The objective of vetting is to find information that could be politically damaging, and prior to the #MeToo movement, sexual harassment was normalized in both parties to such an extent that these matters hardly rated.
Biden’s handsiness and rakish behavior have always been something of an open secret.
The late journalist Alexander Cockburn wrote at the time:
Biden is a notorious flapjaw. His vanity deludes him into believing that every word that drops from his mouth is minted in the golden currency of Pericles. Vanity is the most conspicuous characteristic of US Senators en bloc , nourished by deferential acolytes and often expressed in loutish sexual advances to staffers, interns and the like. On more than one occasion CounterPunch’s editors have listened to vivid accounts by the recipient of just such advances, this staffer of another senator being accosted by Biden in the well of the senate in the weeks immediately following his first wife’s fatal car accident.
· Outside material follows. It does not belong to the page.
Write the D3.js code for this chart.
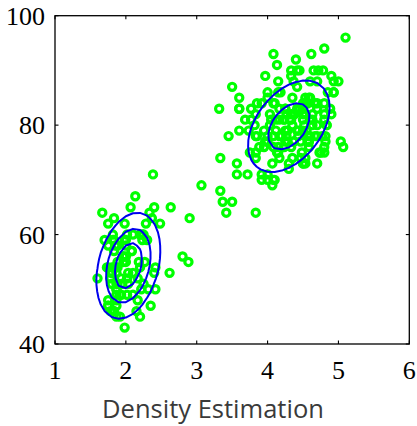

It’s also entirely possible that these and other allegations did turn up, but due to their nature, Obama determined they were an acceptable risk that could be neutralized using the time-tested methods by which these sorts of things always are — which is to say the ones we’re witnessing right now.
Biden’s campaign is being managed by SKD Knickerbocker’s Anita Dunn, an alumnus of the Obama White House and a specialist in “crisis communications” who has done work for both Harvey Weinstein as well as the Times Up Legal Defense Fund, the #MeToo-related non-profit that declined Reade’s case.
She was among the Biden staffers Obama met with at the start of the campaign. According to a source present at the meeting, the former president gave them clear marching orders: Don’t let Biden embarrass himself and protect my legacy.